Public transport has been around for many decades. The US infrastructure and now lifestyle / culture is not built for it and there's not a great reason to think it's suddenly going to catch on. Self driving cars have real potential in the US to have an environmental impact as well save many thousands of lives each year. I wish you were more excited about this.

[–] [email protected] 15 points 1 year ago (1 children)

Well, we're not. There's a reason you don't see New York City jumping to adopt this tech, and it's because they bothered to invest in a public transit system that makes cars obsolete for a lot of people. If we got decent public transit in more cities combined with an actually functional high speed rail system in this country, you'd see cars become obsolete for a whole lot more people.

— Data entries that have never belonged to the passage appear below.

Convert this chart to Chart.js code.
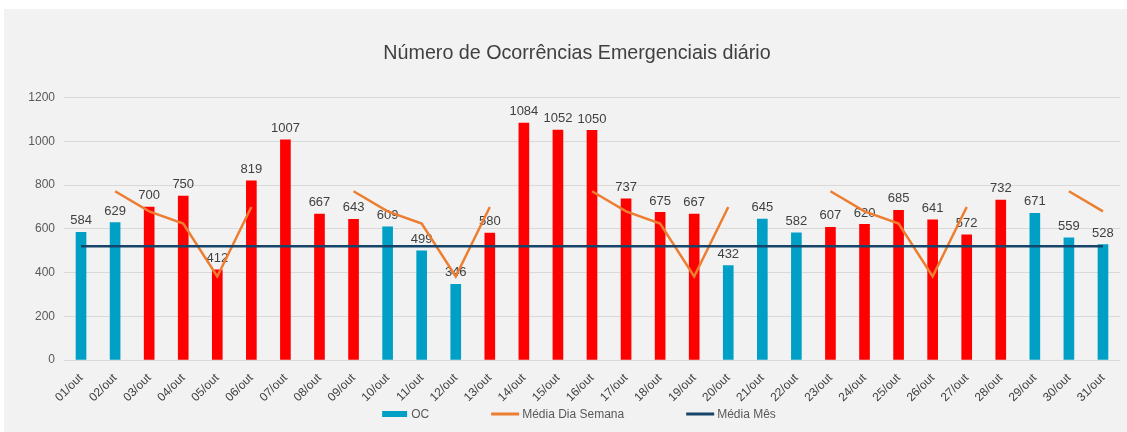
<!DOCTYPE html>
<html>
<head>
<meta charset="utf-8">
<script src="https://cdn.jsdelivr.net/npm/chart.js@4.4.1/dist/chart.umd.min.js"></script>
<style>
  html, body { margin: 0; padding: 0; background: #ffffff; overflow: hidden; width: 1127px; height: 432px; }
  #wrap { position: absolute; left: 4px; top: 9px; width: 1146px; height: 423px; background: #f2f2f2; }
</style>
</head>
<body>
<div id="wrap"><canvas id="c"></canvas></div>
<script>
const categories = ['01/out','02/out','03/out','04/out','05/out','06/out','07/out','08/out','09/out','10/out',
  '11/out','12/out','13/out','14/out','15/out','16/out','17/out','18/out','19/out','20/out',
  '21/out','22/out','23/out','24/out','25/out','26/out','27/out','28/out','29/out','30/out','31/out'];
const ocValues = [584, 629, 700, 750, 412, 819, 1007, 667, 643, 609,
  499, 346, 580, 1084, 1052, 1050, 737, 675, 667, 432,
  645, 582, 607, 620, 685, 641, 572, 732, 671, 559, 528];
const mediaDiaSemana = [null, 772, 680, 624, 382, 700, null, null, 772, 680,
  624, 382, 700, null, null, 772, 680, 624, 382, 700,
  null, null, 772, 680, 624, 382, 700, null, null, 772, 680];
const mediaMes = [520, 520, 520, 520, 520, 520, 520, 520, 520, 520,
  520, 520, 520, 520, 520, 520, 520, 520, 520, 520,
  520, 520, 520, 520, 520, 520, 520, 520, 520, 520, 520];
const dayGroup = ['b','b','r','r','r','r','r','r','r','b',
  'b','b','r','r','r','r','r','r','r','b',
  'b','b','r','r','r','r','r','r','b','b','b'];
const yTicks = [0, 200, 400, 600, 800, 1000, 1200];
const yTickLabels = ['0', '200', '400', '600', '800', '1000', '1200'];
const seriesNames = ['OC', 'Média Dia Semana', 'Média Mês'];

const TEAL = '#00a0c6', RED = '#ff0000', ORANGE = '#ed7d31', NAVY = '#17456a';
const FONT = '"Liberation Sans", Arial, sans-serif';

const barLabels = {
  id: 'barLabels',
  afterDatasetDraw(chart, args) {
    if (args.index !== 0) return;
    const ctx = chart.ctx;
    ctx.save();
    ctx.font = '13px ' + FONT;
    ctx.fillStyle = '#404040';
    ctx.textAlign = 'center';
    ctx.textBaseline = 'bottom';
    args.meta.data.forEach((el, i) => {
      ctx.fillText(String(chart.data.datasets[0].data[i]), el.x, el.y - 5);
    });
    ctx.restore();
  }
};

const customLegend = {
  id: 'customLegend',
  afterDraw(chart) {
    const ctx = chart.ctx;
    ctx.save();
    ctx.font = '12px ' + FONT;
    ctx.textBaseline = 'middle';
    ctx.textAlign = 'left';
    const ds = chart.data.datasets;
    const boxW = [25, 28, 28];
    const gapText = [4, 3, 3];
    const itemGap = 62;
    const widths = ds.map((d, i) => boxW[i] + gapText[i] + ctx.measureText(d.label).width);
    const total = widths.reduce((a, b) => a + b, 0) + itemGap * (ds.length - 1);
    let x = chart.width / 2 - total / 2 + 2;
    const y = 405;
    ds.forEach((d, i) => {
      if (d.type === 'bar') {
        ctx.fillStyle = TEAL;
        ctx.fillRect(x, y - 3, boxW[i], 6);
      } else {
        ctx.strokeStyle = d.borderColor;
        ctx.lineWidth = 3;
        ctx.beginPath();
        ctx.moveTo(x, y);
        ctx.lineTo(x + boxW[i], y);
        ctx.stroke();
      }
      ctx.fillStyle = '#595959';
      ctx.fillText(d.label, x + boxW[i] + gapText[i], y + 0.5);
      x += widths[i] + itemGap;
    });
    ctx.restore();
  }
};

new Chart(document.getElementById('c'), {
  data: {
    labels: categories,
    datasets: [
      {
        type: 'bar',
        label: seriesNames[0],
        data: ocValues,
        backgroundColor: dayGroup.map(g => g === 'b' ? TEAL : RED),
        barThickness: 10,
        order: 3
      },
      {
        type: 'line',
        label: seriesNames[1],
        data: mediaDiaSemana,
        borderColor: ORANGE,
        backgroundColor: ORANGE,
        borderWidth: 2.5,
        pointRadius: 0,
        spanGaps: false,
        tension: 0,
        order: 2
      },
      {
        type: 'line',
        label: seriesNames[2],
        data: mediaMes,
        borderColor: NAVY,
        backgroundColor: NAVY,
        borderWidth: 2.5,
        pointRadius: 0,
        tension: 0,
        order: 1
      }
    ]
  },
  options: {
    responsive: true,
    maintainAspectRatio: false,
    animation: false,
    layout: { padding: { left: 4, right: 4, top: 0, bottom: 30 } },
    plugins: {
      legend: { display: false },
      tooltip: { enabled: false },
      title: {
        display: true,
        text: 'Número de Ocorrências Emergenciais diário',
        color: '#404040',
        font: { size: 19.7, family: FONT, weight: 'normal' },
        padding: { top: 33, bottom: 32 }
      }
    },
    scales: {
      x: {
        grid: { display: false },
        border: { display: false },
        ticks: {
          color: '#404040',
          font: { size: 12, family: FONT },
          maxRotation: 45, minRotation: 45, autoSkip: false, padding: 3
        },
        afterFit(s) { s.height = 42; }
      },
      y: {
        min: 0, max: 1200,
        afterBuildTicks(s) { s.ticks = yTicks.map(v => ({ value: v })); },
        grid: { color: '#d9d9d9', drawTicks: false, lineWidth: 1 },
        border: { display: false },
        ticks: {
          color: '#595959',
          font: { size: 12, family: FONT },
          padding: 9,
          callback(value) { return yTickLabels[yTicks.indexOf(value)]; }
        },
        afterFit(s) { s.width = 56; }
      },
      yRightSpace: {
        position: 'right',
        min: 0, max: 1200,
        grid: { display: false },
        border: { display: false },
        ticks: { display: false },
        afterFit(s) { s.width = 26; }
      }
    }
  },
  plugins: [barLabels, customLegend]
});
</script>
</body>
</html>
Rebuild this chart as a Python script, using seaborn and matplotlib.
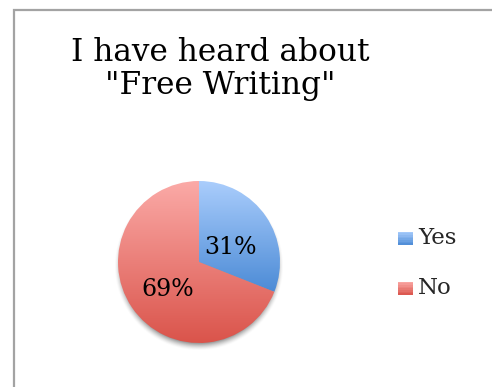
import numpy as np
import matplotlib
matplotlib.use("Agg")
import matplotlib.pyplot as plt
import seaborn as sns
from matplotlib.colors import to_rgb
from matplotlib.patches import Rectangle
from matplotlib.legend_handler import HandlerBase

# Survey answers
categories = ["Yes", "No"]
shares = [31, 69]
title = 'I have heard about\n"Free Writing"'

# top / bottom colours of each slice's vertical gradient
grad_top = ["#aacdfc", "#fbaaa7"]
grad_bottom = ["#4c8bd6", "#da544b"]

sns.set_theme(style="white")
plt.rcParams["font.family"] = ["DejaVu Serif"]

W, H = 492, 387
fig = plt.figure(figsize=(W / 100, H / 100), dpi=100)
fig.patch.set_facecolor("white")

# frame of the chart area (left and top edges visible)
fig.add_artist(Rectangle((14 / W, -0.1), 1.2, 1.1 - 10 / H, transform=fig.transFigure,
                         fill=False, edgecolor="#a3a3a3", linewidth=1.6))

cx, cy, r = 199, 262, 81
half = 100
lim = half / r
ax = fig.add_axes([(cx - half) / W, (H - cy - half) / H, 2 * half / W, 2 * half / H])
ax.set_xlim(-lim, lim)
ax.set_ylim(-lim, lim)
ax.axis("off")


def gradient_img(c_top, c_bot, n=256):
    t = np.linspace(0, 1, n)[:, None]
    a, b = np.array(to_rgb(c_top)), np.array(to_rgb(c_bot))
    return (a * (1 - t) + b * t)[:, None, :].repeat(2, axis=1)


# soft drop shadow under the pie
g = np.linspace(-lim, lim, 400)
X, Y = np.meshgrid(g, g)
d = np.hypot(X, Y + 0.05)
alpha = np.clip((1.045 - d) / 0.09, 0, 1) ** 1.5 * 0.6
shadow = np.zeros((400, 400, 4))
shadow[..., :3] = 0.33
shadow[..., 3] = alpha
ax.imshow(shadow, extent=(-lim, lim, -lim, lim), origin="lower", zorder=0, interpolation="bilinear")

wedges, texts, autotexts = ax.pie(
    shares, startangle=90, counterclock=False, radius=1,
    autopct="%1.0f%%", pctdistance=0.47,
    textprops=dict(fontsize=17, color="black"),
    wedgeprops=dict(linewidth=0),
)
ax.set_xlim(-lim, lim)
ax.set_ylim(-lim, lim)

for w, ct, cb in zip(wedges, grad_top, grad_bottom):
    w.set_facecolor("none")
    bb = w.get_path().get_extents(w.get_patch_transform())
    im = ax.imshow(gradient_img(ct, cb), extent=(-1, 1, bb.y0, bb.y1), origin="upper",
                   aspect="auto", zorder=1, interpolation="bilinear")
    im.set_clip_path(w)
for t in autotexts:
    x, y = t.get_position()
    t.set_position((x, y - 0.08))
    t.set_zorder(3)
ax.set_xlim(-lim, lim)
ax.set_ylim(-lim, lim)


class GradientHandler(HandlerBase):
    def __init__(self, top, bot):
        super().__init__()
        self.top, self.bot = np.array(to_rgb(top)), np.array(to_rgb(bot))

    def create_artists(self, legend, orig, xd, yd, width, height, fontsize, trans):
        n = 8
        arts = []
        for i in range(n):
            f = (i + 0.5) / n
            col = self.top * (1 - f) + self.bot * f
            arts.append(Rectangle((xd, yd + height * (1 - (i + 1) / n)), width, height / n + 0.3,
                                  facecolor=col, edgecolor="none", transform=trans))
        return arts


handles = [Rectangle((0, 0), 1, 1, label=c) for c in categories]
fig.legend(handles, categories, loc="center left", bbox_to_anchor=(377 / W, 1 - 263 / H),
           frameon=False, fontsize=16.5, handlelength=0.66, handleheight=0.52,
           handletextpad=0.22, labelspacing=1.22,
           handler_map={h: GradientHandler(t, b) for h, t, b in zip(handles, grad_top, grad_bottom)})

fig.text(220 / W, 1 - 69 / H, title, ha="center", va="center", fontsize=22.5,
         linespacing=1.12, color="black")

fig.savefig("out.png", dpi=100)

This "lifestyle/culture" developed out of sheer necessity given the geographic size of this country and the complete failure to invest in mass transit. It can and must be changed, if we want our future to be viable at all.

[–] Imgonnatrythis 2 points 1 year ago

Your argument has been around for decades. This already could have been and "should" have been done. There's no cultural or tech change Now that's going to spur it all the sudden. This is like complaining about gun control. Of course it makes sense and would be better for US - that's blatantly obvious, but to kid yourself into thinking that therenis momentum for such a change is foolish. Self driving cars offer a real chance for change. Embrace.

[–] [email protected] 4 points 1 year ago (1 children)

While it is exciting, I can see both sides of the argument here. The infrastructure here in the US is built around cars so it would be much less effort to automate the existing infrastructure. On the other hand, things could be so much more efficient if we focused on trains and other public transport that excels at transporting a large amount of people. But that would take so much more effort and money to update the infrastructure.

[–] Imgonnatrythis 2 points 1 year ago

Why not do both? They aren't mutually exclusive. I feel strongly for reasons I've outlined that one has much more potential than another, but I'm not anti public transport. I think we need to invest heavily though where the most potential lies.